Many of the sculptures are built using multiple metal rods that sway and strike together, and some make ringing sounds while others make clashing sounds. Bertoia used materials ranging from brass, bronze, beryllium copper, aluminum, and gold plating. He created thousands of sound sculptures ranging in height, with varying thicknesses of wires, and with some styles featuring cattail tops. Gongs and singing bars were also designed for his Sonambient orchestra.
At intervals throughout the afternoon, museum employees performed a short composition as seen in this video. The sculptures were beautiful to watch as they swayed, chimed, and clanked. During the live performances, the sound reverberated against the museum’s walls and throughout our bodies.

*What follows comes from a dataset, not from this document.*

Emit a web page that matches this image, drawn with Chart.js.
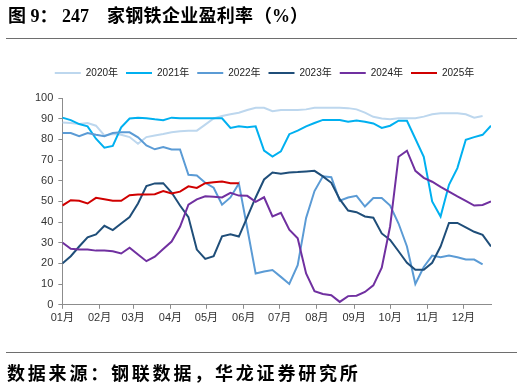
<!DOCTYPE html>
<html>
<head>
<meta charset="utf-8">
<script src="https://cdn.jsdelivr.net/npm/chart.js@4.4.1/dist/chart.umd.min.js"></script>
<style>
  html, body { margin: 0; padding: 0; background: #fff; }
  body { width: 527px; height: 392px; position: relative; overflow: hidden; }
  #title { position: absolute; left: 0; top: 6px; width: 527px; height: 22px; font: bold 18px "Liberation Serif", "Noto Sans CJK SC", serif; color: #000; white-space: pre; line-height: 20px; }
  #title span { position: absolute; top: 0; }
  .rule { position: absolute; left: 6px; width: 511px; height: 1.5px; background: #6e6e6e; }
  #footer { position: absolute; left: 7px; top: 361px; font: bold 18px "Noto Sans CJK SC", sans-serif; color: #000; letter-spacing: 2.8px; line-height: 22px; white-space: pre; }
  canvas { position: absolute; left: 0; top: 0; }
</style>
</head>
<body>
<canvas id="c" width="527" height="392"></canvas>
<div id="title"><span style="left:8px">图 9：</span><span style="left:62px">247 </span><span style="left:107px;letter-spacing:0.3px">家钢铁企业盈利率</span><span style="left:254px">（%）</span></div>
<div class="rule" style="top:37.5px"></div>
<div class="rule" style="top:351.5px"></div>
<div id="footer">数据来源：钢联数据，华龙证券研究所</div>
<script>
// x categories: day of year of each weekly observation
const days = [0,7,14,21,28,35,42,49,56,63,70,77,84,91,98,105,112,119,126,133,140,147,154,161,168,175,182,189,196,203,210,217,224,231,238,245,252,259,266,273,280,287,294,301,308,315,322,329,336,343,350,357];
// month tick positions (day of year) and labels
const monthDays = [0,31,59,90,120,151,181,212,243,273,304,334];
const monthLabels = ['01月','02月','03月','04月','05月','06月','07月','08月','09月','10月','11月','12月'];

const seriesNames = ['2020年','2021年','2022年','2023年','2024年','2025年'];
const colors = ['#BDD7EE','#00B0F0','#5B9BD5','#1F4E79','#7030A0','#D00000'];

const y2020 = [88.2,87.9,87.4,87.9,86.6,81.9,82.6,82.2,81.1,77.9,81.1,81.9,82.6,83.4,83.9,84.2,84.2,87.1,90.1,91.3,92.1,92.9,94.2,95.3,95.3,93.6,94.2,94.2,94.2,94.5,95.3,95.3,95.3,95.3,95.1,94.5,92.9,90.9,90.1,89.7,90.2,90.2,90.2,91.0,92.1,92.6,92.6,92.6,92.1,90.5,91.3];
const y2021 = [90.5,89.3,87.4,86.3,80.3,76.0,76.8,85.8,90.1,90.5,90.2,89.7,89.3,90.5,90.2,90.2,90.2,90.2,90.2,90.2,85.5,86.3,85.8,86.3,74.6,71.7,74.2,82.5,84.2,86.3,87.9,89.4,89.4,89.4,88.5,89.1,88.5,87.7,85.5,86.6,89.0,89.0,80.3,71.6,50.0,42.7,58.0,66.1,79.8,81.1,82.2,86.6];
const y2022 = [83.1,83.1,81.5,83.1,82.2,81.5,83.1,83.4,83.4,81.0,77.1,75.2,76.3,75.1,75.1,62.9,62.5,59.0,56.6,48.4,51.9,58.7,37.0,15.1,16.1,16.8,13.5,10.1,19.2,42.0,55.0,62.1,61.7,50.3,51.9,52.7,47.5,51.6,51.6,48.0,39.3,28.2,10.1,18.3,23.8,23.0,23.8,23.0,21.9,21.9,19.6];
const y2023 = [20.0,23.5,28.2,32.6,34.0,38.2,36.1,39.3,42.4,49.0,57.4,58.7,58.8,54.3,48.0,42.4,26.7,22.2,23.5,33.1,34.1,33.0,42.4,51.9,60.6,64.0,63.4,64.0,64.2,64.5,64.8,62.1,59.0,51.1,45.6,44.8,42.7,42.1,34.5,31.4,25.9,20.3,16.9,16.9,20.3,28.2,39.6,39.6,37.4,35.3,33.8,28.2];
const y2024 = [30.1,27.1,26.8,26.7,26.2,26.2,25.9,24.8,27.6,24.3,21.1,23.3,27.0,30.6,37.7,48.4,51.0,52.5,52.2,51.9,54.1,52.8,52.7,49.8,52.0,42.7,44.5,36.3,32.2,15.2,6.6,5.2,4.6,1.4,4.2,4.4,6.2,9.4,18.0,38.0,71.6,74.5,64.8,61.4,59.5,57.0,54.7,52.4,50.3,48.0,48.3,50.0];
const y2025 = [48.0,50.6,50.3,49.0,51.7,51.0,50.3,50.3,53.0,53.3,53.3,53.5,55.0,53.8,54.7,57.3,56.5,58.8,59.3,59.6,58.8,58.8];

const yTicks = [0,10,20,30,40,50,60,70,80,90,100];

const seriesValues = [y2020,y2021,y2022,y2023,y2024,y2025];
const FONT = '"Liberation Sans", Arial, "Noto Sans CJK SC", sans-serif';

const datasets = seriesValues.map((vals, i) => ({
  label: seriesNames[i],
  data: vals,
  borderColor: colors[i],
  backgroundColor: colors[i],
  borderWidth: 2,
  pointRadius: 0,
  tension: 0,
  fill: false,
  order: seriesValues.length - i
}));

const legendTweak = {
  id: 'legendTweak',
  beforeInit(chart) {
    const orig = chart.legend.fit;
    chart.legend.fit = function () { orig.call(chart.legend); this.height += 10; };
  },
  afterUpdate(chart) {
    chart.legend.left += 4;
    chart.legend.right += 4;
  }
};

new Chart(document.getElementById('c'), {
  type: 'line',
  data: { labels: days, datasets },
  options: {
    responsive: false,
    animation: false,
    devicePixelRatio: 1,
    layout: { padding: { top: 60, bottom: 64, left: 30, right: 36 } },
    plugins: {
      tooltip: { enabled: false },
      legend: {
        position: 'top',
        labels: {
          boxWidth: 26,
          boxHeight: 2,
          padding: 8,
          color: '#222',
          font: { size: 10, family: FONT },
          generateLabels: (chart) => chart.data.datasets.map((ds, i) => ({
            text: ds.label, fillStyle: ds.borderColor, strokeStyle: ds.borderColor,
            lineWidth: 0, hidden: false, datasetIndex: i, fontColor: '#222'
          }))
        }
      }
    },
    scales: {
      x: {
        type: 'linear',
        min: 0,
        max: 357,
        afterBuildTicks: (s) => { s.ticks = monthDays.map(v => ({ value: v })); },
        ticks: {
          autoSkip: false,
          maxRotation: 0,
          padding: 3,
          color: '#333',
          font: { size: 11, family: FONT },
          callback: (v) => { const k = monthDays.indexOf(v); return k >= 0 ? monthLabels[k] : ''; }
        },
        grid: { drawOnChartArea: false, drawTicks: true, tickLength: 4, color: '#8c8c8c' },
        border: { display: true, color: '#8c8c8c', width: 1 }
      },
      y: {
        min: 0,
        max: 100,
        afterBuildTicks: (s) => { s.ticks = yTicks.map(v => ({ value: v })); },
        ticks: {
          padding: 5,
          color: '#333',
          font: { size: 11, family: FONT }
        },
        grid: { drawOnChartArea: false, drawTicks: true, tickLength: 4, color: '#8c8c8c' },
        border: { display: true, color: '#8c8c8c', width: 1 }
      }
    }
  },
  plugins: [legendTweak]
});
</script>
</body>
</html>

As more and more sculptures began to sound the experience became an all-encompassing meditative experience. Much like mindfulness, the sculptures invited me to step into the present moment, my everyday concerns dropping away as I focused on the installation and let the sound penetrate every pore.
A little after three minutes the performer struck the suspended singing bars with a mallet and then stood aside as the sculptures continued to vibrate mystically. A slow decrescendo followed as the sound peacefully rippled away. I noticed that the chattering, distracting thoughts that usually run through my mind had also receded.